--- start Provided entries ---

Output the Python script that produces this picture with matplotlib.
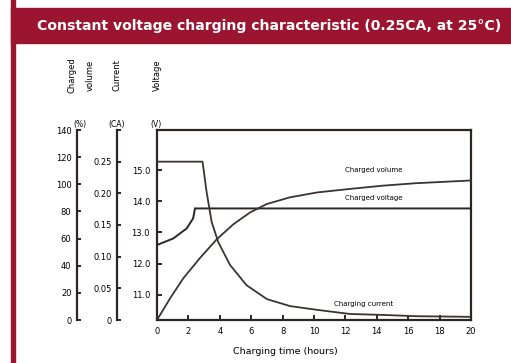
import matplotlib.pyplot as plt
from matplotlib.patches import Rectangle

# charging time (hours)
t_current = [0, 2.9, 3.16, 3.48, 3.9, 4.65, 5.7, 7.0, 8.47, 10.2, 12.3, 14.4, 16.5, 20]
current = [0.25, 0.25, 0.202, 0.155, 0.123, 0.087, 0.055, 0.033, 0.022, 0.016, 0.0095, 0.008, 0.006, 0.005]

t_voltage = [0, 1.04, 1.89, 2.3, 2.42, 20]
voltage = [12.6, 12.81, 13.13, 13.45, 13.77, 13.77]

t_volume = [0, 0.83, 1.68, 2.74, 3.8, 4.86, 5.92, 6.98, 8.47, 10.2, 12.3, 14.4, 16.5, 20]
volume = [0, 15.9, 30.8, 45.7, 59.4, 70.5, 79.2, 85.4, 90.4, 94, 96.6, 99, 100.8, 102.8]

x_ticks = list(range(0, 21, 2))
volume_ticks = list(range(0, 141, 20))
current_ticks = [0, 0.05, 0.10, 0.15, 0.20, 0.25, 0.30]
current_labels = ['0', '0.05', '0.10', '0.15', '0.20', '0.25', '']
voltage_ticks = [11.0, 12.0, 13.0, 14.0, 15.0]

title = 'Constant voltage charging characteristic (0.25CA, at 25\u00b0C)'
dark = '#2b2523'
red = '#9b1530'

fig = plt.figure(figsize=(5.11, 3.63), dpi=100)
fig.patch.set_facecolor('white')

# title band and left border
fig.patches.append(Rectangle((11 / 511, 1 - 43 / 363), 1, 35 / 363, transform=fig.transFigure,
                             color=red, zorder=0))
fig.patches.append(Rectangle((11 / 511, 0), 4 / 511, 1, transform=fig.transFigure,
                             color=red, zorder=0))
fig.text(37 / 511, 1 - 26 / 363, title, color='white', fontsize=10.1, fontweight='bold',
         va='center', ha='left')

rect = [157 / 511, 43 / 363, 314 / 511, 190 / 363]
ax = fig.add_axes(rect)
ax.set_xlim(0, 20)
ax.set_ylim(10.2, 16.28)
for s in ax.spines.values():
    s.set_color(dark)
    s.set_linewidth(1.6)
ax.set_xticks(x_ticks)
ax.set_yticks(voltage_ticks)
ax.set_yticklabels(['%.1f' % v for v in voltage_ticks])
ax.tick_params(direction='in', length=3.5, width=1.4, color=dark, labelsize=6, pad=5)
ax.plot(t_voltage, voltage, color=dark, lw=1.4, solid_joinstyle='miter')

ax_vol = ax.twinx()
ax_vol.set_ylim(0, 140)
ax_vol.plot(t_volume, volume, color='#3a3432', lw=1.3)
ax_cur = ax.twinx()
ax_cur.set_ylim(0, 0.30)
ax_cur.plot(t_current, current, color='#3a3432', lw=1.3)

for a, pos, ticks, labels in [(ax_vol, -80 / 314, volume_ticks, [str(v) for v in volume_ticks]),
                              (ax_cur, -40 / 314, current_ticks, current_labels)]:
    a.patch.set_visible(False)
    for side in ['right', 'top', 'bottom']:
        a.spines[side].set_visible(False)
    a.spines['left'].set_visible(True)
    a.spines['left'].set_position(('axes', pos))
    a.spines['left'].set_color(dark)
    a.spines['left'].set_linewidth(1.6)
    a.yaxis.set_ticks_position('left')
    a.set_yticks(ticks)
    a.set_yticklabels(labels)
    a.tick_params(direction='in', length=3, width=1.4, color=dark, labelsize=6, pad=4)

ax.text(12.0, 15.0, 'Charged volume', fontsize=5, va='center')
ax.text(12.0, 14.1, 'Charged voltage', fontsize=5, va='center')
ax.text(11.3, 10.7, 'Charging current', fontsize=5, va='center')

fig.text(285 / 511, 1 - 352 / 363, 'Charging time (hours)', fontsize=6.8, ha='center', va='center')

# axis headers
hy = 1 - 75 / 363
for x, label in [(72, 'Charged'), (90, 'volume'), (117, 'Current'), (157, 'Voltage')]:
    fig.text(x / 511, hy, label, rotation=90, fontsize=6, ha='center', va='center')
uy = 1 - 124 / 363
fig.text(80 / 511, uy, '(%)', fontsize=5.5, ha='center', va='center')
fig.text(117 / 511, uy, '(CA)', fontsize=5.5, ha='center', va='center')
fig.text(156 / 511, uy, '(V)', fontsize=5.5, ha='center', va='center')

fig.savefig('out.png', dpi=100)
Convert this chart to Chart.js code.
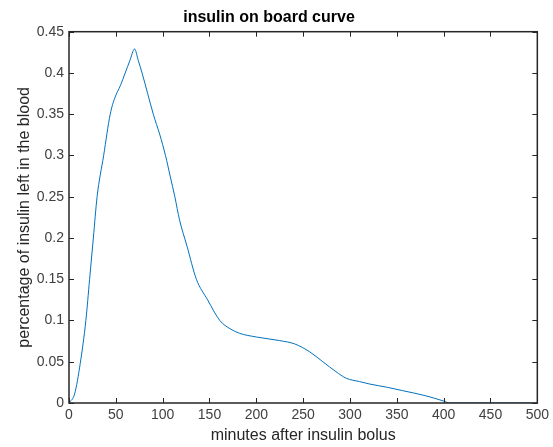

--- end Provided entries ---

▶ _Exercise description_:
Copy every entry word for word, but omit the pictures.

▶ _Exercise response_:
Output the Python script that produces this picture with matplotlib.
import matplotlib.pyplot as plt
from matplotlib.patches import Rectangle

# charging time (hours)
t_current = [0, 2.9, 3.16, 3.48, 3.9, 4.65, 5.7, 7.0, 8.47, 10.2, 12.3, 14.4, 16.5, 20]
current = [0.25, 0.25, 0.202, 0.155, 0.123, 0.087, 0.055, 0.033, 0.022, 0.016, 0.0095, 0.008, 0.006, 0.005]

t_voltage = [0, 1.04, 1.89, 2.3, 2.42, 20]
voltage = [12.6, 12.81, 13.13, 13.45, 13.77, 13.77]

t_volume = [0, 0.83, 1.68, 2.74, 3.8, 4.86, 5.92, 6.98, 8.47, 10.2, 12.3, 14.4, 16.5, 20]
volume = [0, 15.9, 30.8, 45.7, 59.4, 70.5, 79.2, 85.4, 90.4, 94, 96.6, 99, 100.8, 102.8]

x_ticks = list(range(0, 21, 2))
volume_ticks = list(range(0, 141, 20))
current_ticks = [0, 0.05, 0.10, 0.15, 0.20, 0.25, 0.30]
current_labels = ['0', '0.05', '0.10', '0.15', '0.20', '0.25', '']
voltage_ticks = [11.0, 12.0, 13.0, 14.0, 15.0]

title = 'Constant voltage charging characteristic (0.25CA, at 25\u00b0C)'
dark = '#2b2523'
red = '#9b1530'

fig = plt.figure(figsize=(5.11, 3.63), dpi=100)
fig.patch.set_facecolor('white')

# title band and left border
fig.patches.append(Rectangle((11 / 511, 1 - 43 / 363), 1, 35 / 363, transform=fig.transFigure,
                             color=red, zorder=0))
fig.patches.append(Rectangle((11 / 511, 0), 4 / 511, 1, transform=fig.transFigure,
                             color=red, zorder=0))
fig.text(37 / 511, 1 - 26 / 363, title, color='white', fontsize=10.1, fontweight='bold',
         va='center', ha='left')

rect = [157 / 511, 43 / 363, 314 / 511, 190 / 363]
ax = fig.add_axes(rect)
ax.set_xlim(0, 20)
ax.set_ylim(10.2, 16.28)
for s in ax.spines.values():
    s.set_color(dark)
    s.set_linewidth(1.6)
ax.set_xticks(x_ticks)
ax.set_yticks(voltage_ticks)
ax.set_yticklabels(['%.1f' % v for v in voltage_ticks])
ax.tick_params(direction='in', length=3.5, width=1.4, color=dark, labelsize=6, pad=5)
ax.plot(t_voltage, voltage, color=dark, lw=1.4, solid_joinstyle='miter')

ax_vol = ax.twinx()
ax_vol.set_ylim(0, 140)
ax_vol.plot(t_volume, volume, color='#3a3432', lw=1.3)
ax_cur = ax.twinx()
ax_cur.set_ylim(0, 0.30)
ax_cur.plot(t_current, current, color='#3a3432', lw=1.3)

for a, pos, ticks, labels in [(ax_vol, -80 / 314, volume_ticks, [str(v) for v in volume_ticks]),
                              (ax_cur, -40 / 314, current_ticks, current_labels)]:
    a.patch.set_visible(False)
    for side in ['right', 'top', 'bottom']:
        a.spines[side].set_visible(False)
    a.spines['left'].set_visible(True)
    a.spines['left'].set_position(('axes', pos))
    a.spines['left'].set_color(dark)
    a.spines['left'].set_linewidth(1.6)
    a.yaxis.set_ticks_position('left')
    a.set_yticks(ticks)
    a.set_yticklabels(labels)
    a.tick_params(direction='in', length=3, width=1.4, color=dark, labelsize=6, pad=4)

ax.text(12.0, 15.0, 'Charged volume', fontsize=5, va='center')
ax.text(12.0, 14.1, 'Charged voltage', fontsize=5, va='center')
ax.text(11.3, 10.7, 'Charging current', fontsize=5, va='center')

fig.text(285 / 511, 1 - 352 / 363, 'Charging time (hours)', fontsize=6.8, ha='center', va='center')

# axis headers
hy = 1 - 75 / 363
for x, label in [(72, 'Charged'), (90, 'volume'), (117, 'Current'), (157, 'Voltage')]:
    fig.text(x / 511, hy, label, rotation=90, fontsize=6, ha='center', va='center')
uy = 1 - 124 / 363
fig.text(80 / 511, uy, '(%)', fontsize=5.5, ha='center', va='center')
fig.text(117 / 511, uy, '(CA)', fontsize=5.5, ha='center', va='center')
fig.text(156 / 511, uy, '(V)', fontsize=5.5, ha='center', va='center')

fig.savefig('out.png', dpi=100)
Convert this chart to Chart.js code.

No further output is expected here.